Положение А. Мамакаева снова осложнилось в 1957 году, когда он сдал в издательство для переиздания повесть «В родной аул», в первый раз опубликованную еще в 1940 году. В ней рассказывалось о событиях еще дореволюционных времен и периода Гражданской войны, происходивших с главным героем повести Айда-маром, который возвращается после тринадцатилетней царской ссылки. Произошло роковое совпадение: и чеченцы возвращались именно после тринадцатилетнего изгнания. Сразу же возникала мысль, что автор пишет о депортации, — тема же эта была запретной. Этим не преминули воспользоваться недоброжелатели, поспешившие донести в обком КПСС о том, что четырнадцать лет каторги ничему не научили Арби, что он снова взялся за старое — дискредитирует советскую власть.
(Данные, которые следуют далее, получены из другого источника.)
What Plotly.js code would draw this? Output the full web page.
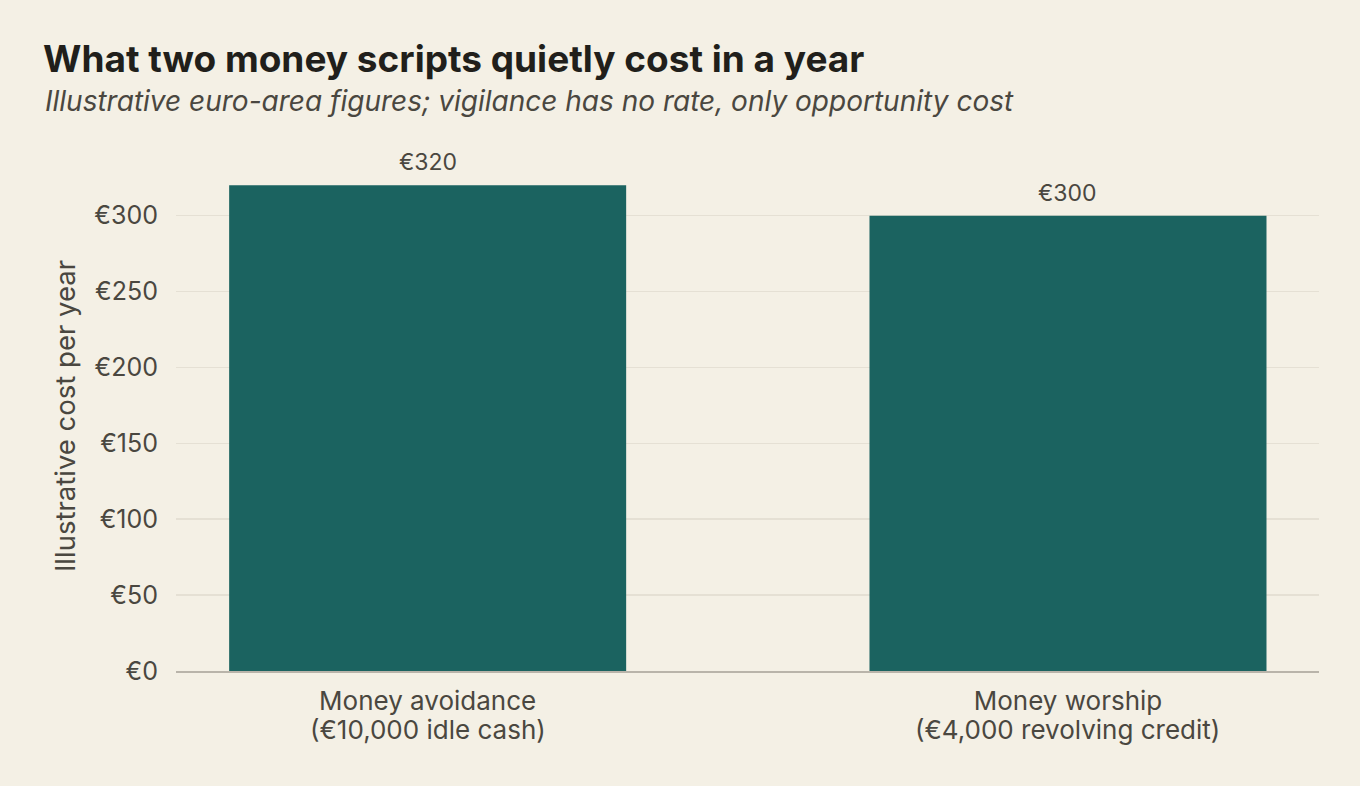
<!DOCTYPE html>
<html>
<head>
<meta charset="utf-8">
<script src="https://cdn.plot.ly/plotly-3.0.1.min.js"></script>
<style>
html,body{margin:0;padding:0;background:#F4F0E5;}
#chart{width:1360px;height:786px;}
</style>
</head>
<body>
<div id="chart"></div>
<script>
const categoryNames = ["Money avoidance", "Money worship"];
const categoryNotes = ["(€10,000 idle cash)", "(€4,000 revolving credit)"];
const costs = [320, 300];
const barLabels = ["€320", "€300"];
const yTickVals = [0, 50, 100, 150, 200, 250, 300];
const yTickText = ["€0", "€50", "€100", "€150", "€200", "€250", "€300"];

const xPos = categoryNames.map((_, i) => i);

const trace = {
  type: 'bar',
  x: xPos,
  y: costs,
  width: 0.62,
  marker: {color: '#1B6360', line: {width: 0}},
  hoverinfo: 'skip'
};

const annotations = [{
  text: '<i>Illustrative euro-area figures; vigilance has no rate, only opportunity cost</i>',
  xref: 'paper', yref: 'paper',
  x: (43 - 176) / 1143, xanchor: 'left',
  y: (671 - 101) / 510, yanchor: 'middle',
  showarrow: false,
  font: {family: 'Inter', size: 28, color: '#4A4740'}
}];
xPos.forEach(i => {
  annotations.push({
    text: barLabels[i], xref: 'x', yref: 'y', x: i, y: costs[i],
    xanchor: 'center', yanchor: 'middle', yshift: 23, showarrow: false,
    font: {family: 'Inter', size: 23, color: '#4A4740'}
  });
  annotations.push({
    text: categoryNotes[i], xref: 'x', yref: 'y', x: i, y: 0,
    xanchor: 'center', yanchor: 'middle', yshift: -58, showarrow: false,
    font: {family: 'Inter', size: 26, color: '#4A4740'}
  });
});

const layout = {
  width: 1360, height: 786,
  paper_bgcolor: '#F4F0E5',
  plot_bgcolor: '#F4F0E5',
  margin: {l: 176, r: 41, t: 161, b: 115},
  showlegend: false,
  font: {family: 'Inter', color: '#4A4740'},
  title: {
    text: '<b>What two money scripts quietly cost in a year</b>',
    x: 43 / 1360, xref: 'container', xanchor: 'left',
    y: 1 - 59 / 786, yref: 'container', yanchor: 'middle',
    font: {family: 'Inter', size: 37, color: '#211F1B'}
  },
  annotations: annotations,
  xaxis: {
    range: [-0.393, 1.392],
    tickvals: xPos,
    ticktext: categoryNames,
    tickfont: {family: 'Inter', size: 26, color: '#4A4740'},
    showgrid: false,
    zeroline: false,
    showline: true,
    linecolor: '#B9B4AA',
    linewidth: 1.5,
    ticks: 'outside', ticklen: 6, tickcolor: 'rgba(0,0,0,0)'
  },
  yaxis: {
    range: [0, 336],
    tickvals: yTickVals,
    ticktext: yTickText,
    tickfont: {family: 'Inter', size: 25, color: '#4A4740'},
    showgrid: true,
    gridcolor: '#E5E0D4',
    gridwidth: 1.5,
    zeroline: false,
    showline: false,
    ticks: 'outside', ticklen: 12, tickcolor: 'rgba(0,0,0,0)',
    title: {text: 'Illustrative cost per year', font: {family: 'Inter', size: 27.5, color: '#4A4740'}, standoff: 10}
  }
};

Plotly.newPlot('chart', [trace], layout, {displayModeBar: false, staticPlot: true});
</script>
</body>
</html>
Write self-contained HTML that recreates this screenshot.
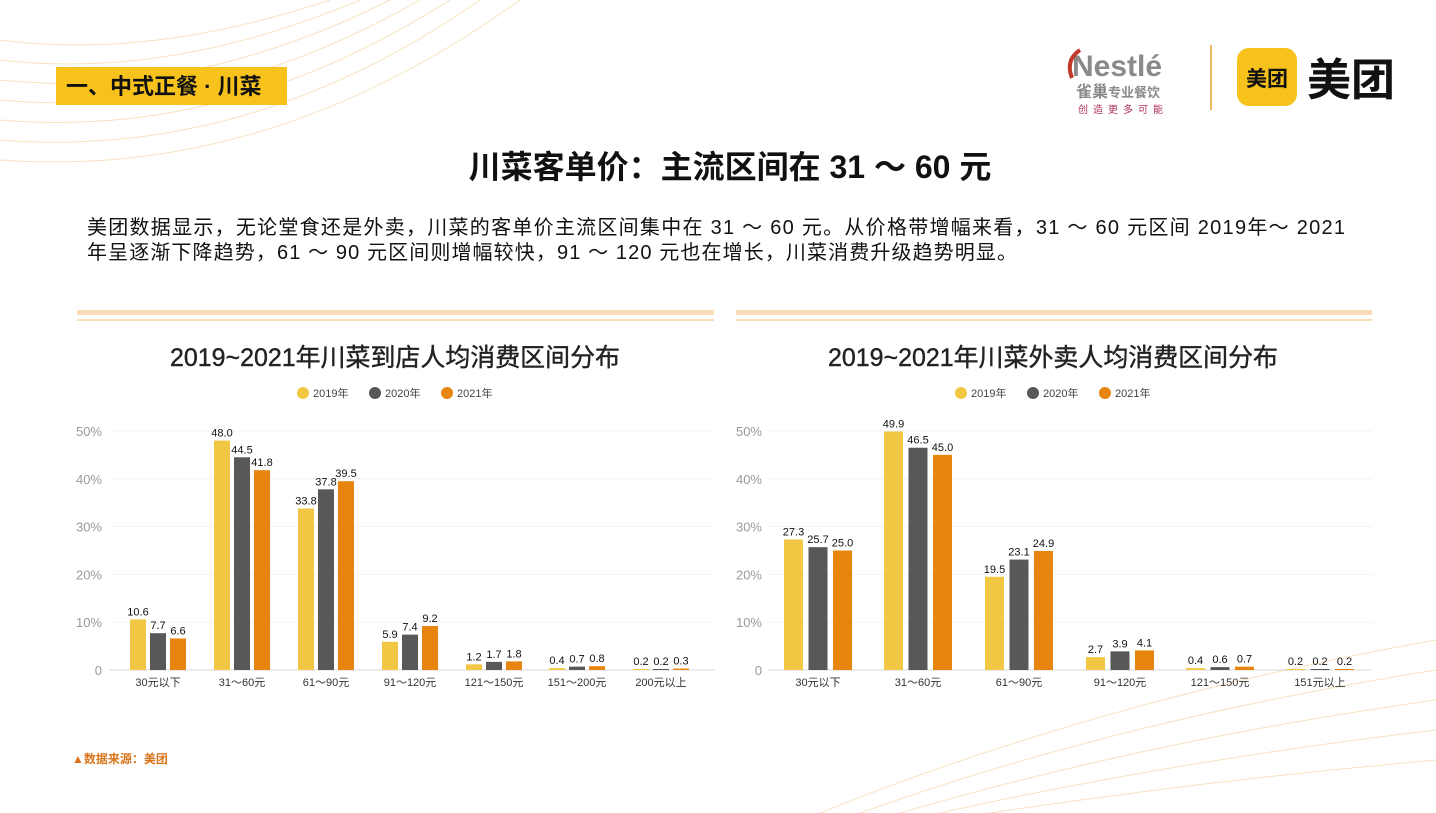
<!DOCTYPE html>
<html><head><meta charset="utf-8"><style>
html,body{margin:0;padding:0;background:#fff;}
svg{display:block;font-family:"Liberation Sans","Noto Sans CJK SC",sans-serif;}
</style></head><body>
<svg id="s" width="1436" height="813" viewBox="0 0 1436 813" xmlns="http://www.w3.org/2000/svg">
<rect width="1436" height="813" fill="#fff"/>
<g fill="none" stroke="#f8e2bf" stroke-width="1">
<path d="M0 40 Q150 60 330 0"/><path d="M0 60 Q170 80 360 0"/><path d="M0 80 Q190 100 390 0"/><path d="M0 100 Q210 120 420 0"/><path d="M0 120 Q230 140 450 0"/><path d="M0 140 Q250 160 480 0"/><path d="M0 160 Q270 180 520 0"/>
<path d="M820 813 Q1100 700 1436 640"/><path d="M860 813 Q1120 720 1436 670"/><path d="M900 813 Q1150 740 1436 700"/><path d="M940 813 Q1180 760 1436 730"/><path d="M990 813 Q1210 780 1436 760"/>
</g>
<rect x="56" y="67" width="231" height="38" fill="#f7c21b"/>
<text x="66" y="94" font-size="22" font-weight="bold" fill="#111">一、中式正餐 · 川菜</text>
<text x="1072" y="76" font-size="30" font-weight="bold" fill="#8a8a8a">Nestlé</text>
<path d="M1080 50 Q1065 60 1072 78" stroke="#c0392b" stroke-width="4" fill="none"/>
<text x="1076" y="97" font-size="16" font-weight="bold" fill="#8a8a8a">雀巢<tspan font-size="13">专业餐饮</tspan></text>
<text x="1078" y="113" font-size="10" fill="#b0305a" letter-spacing="5">创造更多可能</text>
<rect x="1210" y="45" width="2" height="65" fill="#f0b860"/>
<rect x="1237" y="48" width="60" height="58" rx="12" fill="#f7c21b"/>
<text x="1267" y="86" font-size="21" font-weight="bold" text-anchor="middle" fill="#111">美团</text>
<text x="1307" y="95" font-size="44" font-weight="bold" fill="#111">美团</text>
<text x="730" y="178" font-size="32" font-weight="bold" text-anchor="middle" fill="#111">川菜客单价：主流区间在 31 ～ 60 元</text>
<text x="87" y="234" font-size="20" fill="#111" textLength="1258" lengthAdjust="spacing">美团数据显示，无论堂食还是外卖，川菜的客单价主流区间集中在 31 ～ 60 元。从价格带增幅来看，31 ～ 60 元区间 2019年～ 2021</text>
<text x="87" y="259" font-size="20" fill="#111" textLength="930" lengthAdjust="spacing">年呈逐渐下降趋势，61 ～ 90 元区间则增幅较快，91 ～ 120 元也在增长，川菜消费升级趋势明显。</text>
<rect x="77" y="310" width="637" height="5" fill="#f9dcb8"/><rect x="77" y="319" width="637" height="2" fill="#f9dcb8"/>
<rect x="736" y="310" width="636" height="5" fill="#f9dcb8"/><rect x="736" y="319" width="636" height="2" fill="#f9dcb8"/>
<text x="395" y="366" font-size="25" text-anchor="middle" fill="#222" stroke="#222" stroke-width="0.4" textLength="450" lengthAdjust="spacingAndGlyphs">2019~2021年川菜到店人均消费区间分布</text>
<text x="1053" y="366" font-size="25" text-anchor="middle" fill="#222" stroke="#222" stroke-width="0.4" textLength="450" lengthAdjust="spacingAndGlyphs">2019~2021年川菜外卖人均消费区间分布</text>
<text x="72" y="763" font-size="12" font-weight="bold" fill="#d9731a">▲数据来源：美团</text>
<g id="g"></g>
</svg>
<script>
const g=document.getElementById('g');let h='';
const C=['#f2c744','#595757','#e8850f'],S=4.78,B=670;
function legend(cx){const xs=[cx-92,cx-20,cx+52],l=['2019年','2020年','2021年'];
 xs.forEach((x,i)=>{h+=`<circle cx="${x}" cy="393" r="6" fill="${C[i]}"/><text x="${x+10}" y="397" font-size="11" fill="#444">${l[i]}</text>`});}
function chart(x0,x1,lx,cs,cats,vals,bw,gap){
 for(let i=0;i<=5;i++){const y=B-i*10*S;h+=`<line x1="${x0}" x2="${x1}" y1="${y}" y2="${y}" stroke="${i?'#f3f3f3':'#d9d9d9'}"/>`;
  h+=`<text x="${lx}" y="${y+5}" font-size="13" text-anchor="end" fill="#999">${i?i*10+'%':'0'}</text>`;}
 cs.forEach((c,k)=>{h+=`<text x="${c}" y="686" font-size="11" text-anchor="middle" fill="#333">${cats[k]}</text>`;
  vals[k].forEach((v,j)=>{const x=c-(bw*1.5+gap)+j*(bw+gap),hh=Math.max(v*S,1);
   h+=`<rect x="${x}" y="${B-hh}" width="${bw}" height="${hh}" fill="${C[j]}"/>`;
   h+=`<text x="${x+bw/2}" y="${B-hh-4}" font-size="11" text-anchor="middle" fill="#111">${v.toFixed(1)}</text>`;});});}
legend(395);legend(1053);
chart(110,715,102,[158,242,326,410,494,577,661],['30元以下','31～60元','61～90元','91～120元','121～150元','151～200元','200元以上'],
[[10.6,7.7,6.6],[48,44.5,41.8],[33.8,37.8,39.5],[5.9,7.4,9.2],[1.2,1.7,1.8],[0.4,0.7,0.8],[0.2,0.2,0.3]],16,4);
chart(768,1372,762,[818,918,1019,1120,1220,1320],['30元以下','31～60元','61～90元','91～120元','121～150元','151元以上'],
[[27.3,25.7,25],[49.9,46.5,45],[19.5,23.1,24.9],[2.7,3.9,4.1],[0.4,0.6,0.7],[0.2,0.2,0.2]],19,5.5);
g.innerHTML=h;
</script>
</body></html>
Это было серьезное обвинение, а единственный номер альманаха, где в 1940 году была опубликована повесть, странным образом потерялся в издательстве. А. Мамакаев был помещен в психиатрическую больницу.
Казалось, ничто не могло спасти А. Мамакаева, но и тут пришли на помощь верные друзья. Одним из них был уроженец Грозного, известный журналист Сергей Воронин, с которым Арби дружил еще с 40-х годов XX века. Он, узнав о беде друга, рискуя быть обвиненным в пособничестве антисоветчику, вылетел в Москву — в Государственную библиотеку им. В. И. Ленина, куда с 20-х годов поступали обязательные экземпляры всего, что издавалось на территории СССР. Там он нашел книжку альманаха, с трудом уговорил руководство библиотеки выдать ему ее на несколько дней — для работы над публикацией — и, возвратившись в Грозный, показал альманах первому секретарю обкома КПСС, доказав тем самым, что никакой связи данной повести со сталинской депортацией чеченцев нет, и сказал: «А писатель заточен в психбольницу невинно. Недостаточно ли ему четырнадцати лет, проведенных в Магадане?» Первый секретарь обкома партии Яковлев вынужден был отпустить Арби на волю.
Но жить оставалось поэту уже недолго. Все пережитое сказалось на его здоровье, не выдержало сердце этого мужественного человека, талантливого, разносторонне одаренного писателя, достойного сына чеченского народа.